Should the word “hospice” be taken out of the professional society names: “American Academy of Hospice and Palliative Medicine,” and “Hospice and Palliative Nurses Association?” AAHPM would become AAPM. HPNA would become PNA.
This idea is completely new to me so I don’t feel informed enough to give an opinion yet. Let me present some of the arguments as I understand them. I’ll start with reasons for keeping the H.
Reasons to keep the H:
- Palliative medicine grew out of the hospice movement in the US. There are strong historical reasons to recognize the powerful role of hospice in nurturing palliative medicine. There is no need to shoot hospice in the foot.

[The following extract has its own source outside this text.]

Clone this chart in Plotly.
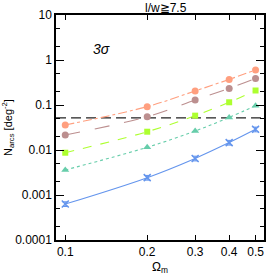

- Many people in these professional societies work for a hospice. Many identify as a “hospice” provider first and foremost. They may not feel included in an organization that did not include the name hospice in the title. Perhaps they would splinter.
- Hospice is distinct from palliative medicine, and should be recognized as such by having its own portion of the title.
- Even if you believe hospice is subset, there are plenty of names of palliative medicine services at respected institutions that similarly join a subset of palliative medicine to palliative medicine: “Pain and Palliative Care Team” “Palliative and Symptom Management Service” “Palliative and Supportive Care.” As if palliative medicine does not include attention to pain, symptoms, or supportive care. These names clue people in – after all, most have no idea what palliative care means. We live in a world that doesn’t always make sense, why should the name?
Reasons to drop the H:
- Hospice is a subset of palliative medicine. Having both in the title implies that they are distinct. This is misleading. Talking about hospice and palliative medicine is like talking about apples and fruit.
- Palliative medicine is trying to distinguish itself as a specialty open to all persons with serious illness, regardless of stage, treatment goals, or receipt of concurrent life-prolonging treatments. Hospice is end-of-life care (6 month prognosis requirement, median hospice length of stay ~2 weeks, public perception). Having hospice in the title implies by association that palliative medicine is also about only end-of-life care. This shoots palliative medicine in the foot with politicians, funders, patients and their families.
- Dropping the word hospice would free current “hospice” providers to provide care for patients with a prognosis of more than 6 months. By identifying as “palliative medicine” providers instead, they actually open up new practice opportunities and potentially more expansive roles.
Please add your thoughts and all of the many arguments I’m missing in the comments. As always, it’s fine to be passionate as long as we’re respectful. Let’s discuss.